The ideas in the book also suggest a later date. The things the author says about Jesus, his relationship with God, and his death probably took a while to develop. After all, the disciples didn't wake up the morning after Easter and start proclaiming Jesus as the high priest whose sacrifice takes away the sins of the world. It's complex stuff, and it took a while to figure out. (Source, 1236.)
But in 95 CE, Clement of Rome referenced ideas from Hebrews in his letter to the Corinthian church:
This is the way, beloved, in which we find our Savior, even Jesus Christ, the High Priest of all our offerings, the defender and helper of our infirmity[…] Concerning His Son the Lord spoke thus: "You are my Son, today have I begotten You. Ask of Me, and I will give You the heathen for Your inheritance, and the uttermost parts of the earth for Your possession." And again He says to Him, "Sit at My right hand until I make Your enemies Your footstool." (1 Clement 36)
Sure, it's possible that Clement thought of those analogies and quotes on his own (he was a pretty smart dude), but it's pretty unlikely. So by the time 1 Clement was written, it seems Hebrews had gone pretty viral (source, 1149).
The Weird Kids in Town
Life for Christians in the Roman Empire during the late 1st century was a bit rough.
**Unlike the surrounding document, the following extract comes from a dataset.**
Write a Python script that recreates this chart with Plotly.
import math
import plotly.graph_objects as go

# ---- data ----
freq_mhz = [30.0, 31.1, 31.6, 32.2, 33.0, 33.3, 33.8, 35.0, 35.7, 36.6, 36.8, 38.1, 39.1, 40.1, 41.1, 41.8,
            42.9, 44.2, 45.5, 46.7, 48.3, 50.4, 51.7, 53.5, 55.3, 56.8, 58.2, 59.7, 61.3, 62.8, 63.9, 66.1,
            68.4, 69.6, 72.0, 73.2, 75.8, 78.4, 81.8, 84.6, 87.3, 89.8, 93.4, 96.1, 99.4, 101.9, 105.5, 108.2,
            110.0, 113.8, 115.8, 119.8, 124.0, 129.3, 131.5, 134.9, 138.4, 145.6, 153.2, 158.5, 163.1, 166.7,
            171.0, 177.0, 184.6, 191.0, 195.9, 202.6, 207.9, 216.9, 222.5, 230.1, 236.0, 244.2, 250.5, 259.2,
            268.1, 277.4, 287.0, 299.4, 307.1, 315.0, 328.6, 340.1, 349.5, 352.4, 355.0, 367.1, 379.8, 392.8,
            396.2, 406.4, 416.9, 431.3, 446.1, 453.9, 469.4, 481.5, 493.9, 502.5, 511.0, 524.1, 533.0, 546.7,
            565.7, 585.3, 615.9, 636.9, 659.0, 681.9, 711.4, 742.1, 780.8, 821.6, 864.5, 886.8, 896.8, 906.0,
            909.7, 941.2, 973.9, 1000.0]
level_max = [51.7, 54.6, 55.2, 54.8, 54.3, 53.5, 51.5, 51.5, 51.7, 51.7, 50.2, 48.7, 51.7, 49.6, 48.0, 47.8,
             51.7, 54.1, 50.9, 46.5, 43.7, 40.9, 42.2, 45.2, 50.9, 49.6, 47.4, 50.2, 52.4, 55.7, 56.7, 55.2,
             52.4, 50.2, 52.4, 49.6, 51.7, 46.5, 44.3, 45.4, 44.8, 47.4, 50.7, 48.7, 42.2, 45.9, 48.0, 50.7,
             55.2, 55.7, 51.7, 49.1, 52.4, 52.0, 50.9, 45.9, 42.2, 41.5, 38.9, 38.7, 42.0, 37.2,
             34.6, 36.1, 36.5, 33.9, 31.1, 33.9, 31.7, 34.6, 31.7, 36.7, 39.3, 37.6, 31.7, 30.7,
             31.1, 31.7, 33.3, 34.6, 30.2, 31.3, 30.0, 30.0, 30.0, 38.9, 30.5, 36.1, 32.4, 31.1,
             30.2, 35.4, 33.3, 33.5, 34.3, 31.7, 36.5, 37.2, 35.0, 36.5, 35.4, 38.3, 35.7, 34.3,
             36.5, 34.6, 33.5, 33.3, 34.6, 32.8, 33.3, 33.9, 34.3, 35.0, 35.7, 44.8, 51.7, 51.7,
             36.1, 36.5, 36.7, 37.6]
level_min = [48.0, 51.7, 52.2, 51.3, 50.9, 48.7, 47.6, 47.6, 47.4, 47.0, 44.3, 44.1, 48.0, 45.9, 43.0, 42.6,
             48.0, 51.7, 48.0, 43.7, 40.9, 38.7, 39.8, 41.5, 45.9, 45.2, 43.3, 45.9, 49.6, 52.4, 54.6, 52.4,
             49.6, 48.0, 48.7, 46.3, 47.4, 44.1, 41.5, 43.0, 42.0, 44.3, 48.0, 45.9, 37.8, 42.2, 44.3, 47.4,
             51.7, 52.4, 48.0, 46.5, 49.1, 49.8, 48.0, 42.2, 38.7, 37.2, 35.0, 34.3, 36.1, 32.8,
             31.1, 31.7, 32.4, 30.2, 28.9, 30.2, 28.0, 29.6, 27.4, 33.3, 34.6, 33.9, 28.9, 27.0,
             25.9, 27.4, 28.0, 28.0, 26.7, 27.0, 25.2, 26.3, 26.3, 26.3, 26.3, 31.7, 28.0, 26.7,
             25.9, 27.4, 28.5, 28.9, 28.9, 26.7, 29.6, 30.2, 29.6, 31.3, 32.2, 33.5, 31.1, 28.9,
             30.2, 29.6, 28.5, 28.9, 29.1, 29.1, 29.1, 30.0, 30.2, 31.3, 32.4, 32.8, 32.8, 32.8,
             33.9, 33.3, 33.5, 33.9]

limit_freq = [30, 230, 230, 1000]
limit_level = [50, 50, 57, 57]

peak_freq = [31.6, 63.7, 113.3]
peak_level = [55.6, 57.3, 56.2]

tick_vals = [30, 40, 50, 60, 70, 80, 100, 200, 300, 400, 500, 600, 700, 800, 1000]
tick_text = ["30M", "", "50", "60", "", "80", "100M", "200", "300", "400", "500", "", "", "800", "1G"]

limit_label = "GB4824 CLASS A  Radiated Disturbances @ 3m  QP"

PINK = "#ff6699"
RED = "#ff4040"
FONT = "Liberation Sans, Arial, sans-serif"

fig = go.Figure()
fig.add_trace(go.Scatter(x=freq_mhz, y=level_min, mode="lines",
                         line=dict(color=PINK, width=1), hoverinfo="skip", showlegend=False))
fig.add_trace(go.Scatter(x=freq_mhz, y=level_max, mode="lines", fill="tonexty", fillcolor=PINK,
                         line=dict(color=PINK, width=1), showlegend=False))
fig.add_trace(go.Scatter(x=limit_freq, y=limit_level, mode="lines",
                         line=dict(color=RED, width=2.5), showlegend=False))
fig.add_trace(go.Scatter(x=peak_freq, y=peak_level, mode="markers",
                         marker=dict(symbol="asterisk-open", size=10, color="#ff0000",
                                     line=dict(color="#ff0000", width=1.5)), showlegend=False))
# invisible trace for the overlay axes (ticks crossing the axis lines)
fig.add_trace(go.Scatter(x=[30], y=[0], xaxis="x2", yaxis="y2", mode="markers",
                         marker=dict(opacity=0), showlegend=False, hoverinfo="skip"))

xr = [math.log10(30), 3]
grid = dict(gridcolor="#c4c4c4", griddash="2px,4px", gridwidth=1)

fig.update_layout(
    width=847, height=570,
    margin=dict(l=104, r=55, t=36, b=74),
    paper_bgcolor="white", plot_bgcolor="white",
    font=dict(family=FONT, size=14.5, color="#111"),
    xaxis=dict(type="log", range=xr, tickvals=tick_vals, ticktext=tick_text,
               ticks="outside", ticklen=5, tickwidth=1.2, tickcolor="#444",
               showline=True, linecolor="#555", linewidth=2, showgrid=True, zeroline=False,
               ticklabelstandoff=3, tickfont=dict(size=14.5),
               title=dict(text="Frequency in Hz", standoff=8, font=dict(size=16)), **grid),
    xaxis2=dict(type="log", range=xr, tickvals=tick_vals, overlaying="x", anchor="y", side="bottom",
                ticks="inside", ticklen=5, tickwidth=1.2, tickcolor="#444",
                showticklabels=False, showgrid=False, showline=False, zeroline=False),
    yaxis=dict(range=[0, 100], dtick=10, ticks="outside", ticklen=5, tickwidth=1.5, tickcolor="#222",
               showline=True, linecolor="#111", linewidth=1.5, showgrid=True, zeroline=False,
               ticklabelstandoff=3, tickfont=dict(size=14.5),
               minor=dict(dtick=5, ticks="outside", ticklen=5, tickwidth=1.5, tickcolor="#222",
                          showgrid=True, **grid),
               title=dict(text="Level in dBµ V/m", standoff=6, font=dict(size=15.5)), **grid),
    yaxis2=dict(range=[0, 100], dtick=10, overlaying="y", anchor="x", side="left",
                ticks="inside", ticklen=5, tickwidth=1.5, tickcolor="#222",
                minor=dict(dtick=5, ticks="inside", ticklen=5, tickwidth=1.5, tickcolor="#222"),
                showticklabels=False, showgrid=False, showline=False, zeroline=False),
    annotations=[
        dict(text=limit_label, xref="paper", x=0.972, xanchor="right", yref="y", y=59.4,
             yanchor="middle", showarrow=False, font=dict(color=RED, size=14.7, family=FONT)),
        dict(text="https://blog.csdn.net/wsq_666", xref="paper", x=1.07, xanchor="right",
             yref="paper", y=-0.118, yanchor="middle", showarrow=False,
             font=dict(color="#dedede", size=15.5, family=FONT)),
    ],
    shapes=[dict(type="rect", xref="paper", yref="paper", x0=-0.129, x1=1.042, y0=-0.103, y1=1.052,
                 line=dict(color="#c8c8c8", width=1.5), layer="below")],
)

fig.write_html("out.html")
The author implies that his readers are getting some flak for their beliefs:
Recall those earlier days when, after you had been enlightened, you endured a hard struggle with sufferings, sometimes being publicly exposed to abuse and persecution, and sometimes being partners with those so treated. (10:32-33)
Back in those days, Christians were not the most popular kids in school. They refused to worship Roman gods along with the in-crowd, which didn't go over so well. (Are you gonna pay homage to Zeus? Think, McFly, think!) It was also…illegal. Needless to say, your average Roman wasn't too thrilled with them. Lots of Jewish folks also didn't like them because they felt that Christians were trying to change the meaning of Jewish traditions and scripture. To be fair, that's exactly what Hebrews is up to.
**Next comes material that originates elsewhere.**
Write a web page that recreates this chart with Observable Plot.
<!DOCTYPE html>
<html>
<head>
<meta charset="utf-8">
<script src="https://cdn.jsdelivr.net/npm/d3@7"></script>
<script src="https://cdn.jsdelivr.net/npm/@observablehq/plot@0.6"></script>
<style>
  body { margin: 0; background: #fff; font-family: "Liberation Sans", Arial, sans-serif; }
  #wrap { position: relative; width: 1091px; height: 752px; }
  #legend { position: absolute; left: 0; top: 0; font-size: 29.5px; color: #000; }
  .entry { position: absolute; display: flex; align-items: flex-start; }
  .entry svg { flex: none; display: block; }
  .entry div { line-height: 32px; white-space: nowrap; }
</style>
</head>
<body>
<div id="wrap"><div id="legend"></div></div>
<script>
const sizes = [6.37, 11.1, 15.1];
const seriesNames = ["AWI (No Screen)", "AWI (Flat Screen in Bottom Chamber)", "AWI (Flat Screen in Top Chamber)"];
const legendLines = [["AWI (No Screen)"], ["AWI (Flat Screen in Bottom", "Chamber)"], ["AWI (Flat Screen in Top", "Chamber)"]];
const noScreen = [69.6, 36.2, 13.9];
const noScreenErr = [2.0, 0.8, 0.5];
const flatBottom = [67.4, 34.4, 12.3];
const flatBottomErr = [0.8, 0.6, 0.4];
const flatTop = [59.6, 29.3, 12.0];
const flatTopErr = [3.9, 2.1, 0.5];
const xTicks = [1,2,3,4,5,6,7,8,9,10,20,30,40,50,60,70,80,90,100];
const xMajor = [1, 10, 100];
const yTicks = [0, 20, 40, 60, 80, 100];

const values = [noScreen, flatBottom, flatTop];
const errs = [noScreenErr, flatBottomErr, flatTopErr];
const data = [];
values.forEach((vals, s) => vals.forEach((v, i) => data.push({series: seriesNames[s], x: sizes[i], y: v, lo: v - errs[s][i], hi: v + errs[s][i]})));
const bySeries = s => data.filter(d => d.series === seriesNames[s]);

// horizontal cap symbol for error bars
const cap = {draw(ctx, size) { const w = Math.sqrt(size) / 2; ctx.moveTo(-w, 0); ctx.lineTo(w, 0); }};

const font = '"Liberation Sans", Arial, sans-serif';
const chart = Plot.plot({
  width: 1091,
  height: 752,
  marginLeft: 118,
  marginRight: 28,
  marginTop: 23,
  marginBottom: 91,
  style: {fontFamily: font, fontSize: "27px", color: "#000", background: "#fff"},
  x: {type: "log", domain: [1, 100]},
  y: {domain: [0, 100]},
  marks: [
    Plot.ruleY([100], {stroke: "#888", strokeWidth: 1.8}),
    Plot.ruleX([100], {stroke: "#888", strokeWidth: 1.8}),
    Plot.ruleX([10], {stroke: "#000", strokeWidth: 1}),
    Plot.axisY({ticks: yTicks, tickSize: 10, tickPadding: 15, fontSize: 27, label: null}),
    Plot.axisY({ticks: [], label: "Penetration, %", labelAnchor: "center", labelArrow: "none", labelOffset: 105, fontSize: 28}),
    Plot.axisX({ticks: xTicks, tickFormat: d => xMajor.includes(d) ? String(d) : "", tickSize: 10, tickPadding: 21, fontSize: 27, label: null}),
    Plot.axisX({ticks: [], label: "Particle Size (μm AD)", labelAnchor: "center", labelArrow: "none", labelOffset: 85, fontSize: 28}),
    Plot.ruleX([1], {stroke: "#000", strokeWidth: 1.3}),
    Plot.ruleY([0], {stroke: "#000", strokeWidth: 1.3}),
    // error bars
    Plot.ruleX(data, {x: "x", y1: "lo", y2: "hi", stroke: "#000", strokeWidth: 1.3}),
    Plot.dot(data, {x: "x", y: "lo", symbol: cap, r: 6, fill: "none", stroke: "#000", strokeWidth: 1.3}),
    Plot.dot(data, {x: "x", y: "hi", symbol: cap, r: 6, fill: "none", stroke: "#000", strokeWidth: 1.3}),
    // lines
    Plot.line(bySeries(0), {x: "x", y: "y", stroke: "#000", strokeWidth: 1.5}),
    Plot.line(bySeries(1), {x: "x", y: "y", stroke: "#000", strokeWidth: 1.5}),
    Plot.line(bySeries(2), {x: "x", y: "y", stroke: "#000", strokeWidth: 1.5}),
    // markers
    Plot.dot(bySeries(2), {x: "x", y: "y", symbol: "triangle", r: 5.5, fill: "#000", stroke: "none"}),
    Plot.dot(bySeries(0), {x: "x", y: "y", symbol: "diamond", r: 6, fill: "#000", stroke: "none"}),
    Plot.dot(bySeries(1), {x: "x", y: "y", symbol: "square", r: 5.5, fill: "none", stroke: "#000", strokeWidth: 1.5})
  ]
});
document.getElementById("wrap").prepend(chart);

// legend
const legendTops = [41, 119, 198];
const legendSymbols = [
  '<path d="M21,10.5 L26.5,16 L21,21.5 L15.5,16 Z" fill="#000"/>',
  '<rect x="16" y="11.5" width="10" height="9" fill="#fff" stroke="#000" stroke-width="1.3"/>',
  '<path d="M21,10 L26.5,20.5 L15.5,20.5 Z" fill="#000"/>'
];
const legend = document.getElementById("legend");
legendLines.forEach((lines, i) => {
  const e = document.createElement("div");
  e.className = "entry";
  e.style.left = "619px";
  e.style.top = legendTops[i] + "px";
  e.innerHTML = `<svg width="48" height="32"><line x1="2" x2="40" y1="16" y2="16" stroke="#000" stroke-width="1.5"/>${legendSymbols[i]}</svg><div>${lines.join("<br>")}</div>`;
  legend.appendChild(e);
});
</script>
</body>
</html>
Basically, the early Christians were being treated like a lot of new religious groups: people thought they were weird and crazy.
City of God
Hebrews says that if Christians keep the faith until the end, they'll have a slight change of setting:
[The heroes of the Hebrew Bible] looked forward to the city that has foundations, whose architect and builder is God[…] They confessed that they were strangers and foreigners on the earth, for people who speak in this way make it clear that they are seeking a homeland. If they had been thinking of the land that they had left behind, they would have had opportunity to return. But as it is, they desire a better country, that is, a heavenly one. Therefore God is not ashamed to be called their God; indeed, he has prepared a city for them. (11:10, 13-16)
You have come to Mount Zion and to the city of the living God, the heavenly Jerusalem, and to innumerable angels in festal gathering, and to the assembly of the firstborn who are enrolled in heaven, and to God the judge of all, and to the spirits of the righteous made perfect, and to Jesus, the mediator of a new covenant. (12:22-24)
Here we have no lasting city, but we are looking for the city that is to come. (13:14)
In other words, the current setting that Christians are hanging out in just isn't working what with all the persecutions of a religious minority. But the author assures them that God will give them a change of scenery soon. Sure, life on Earth may be tough right now, but stay on the right path, and life in the city that God builds up in Heaven, says the author, will be amazeballs. (Not a direct quote.) (Source, 1150).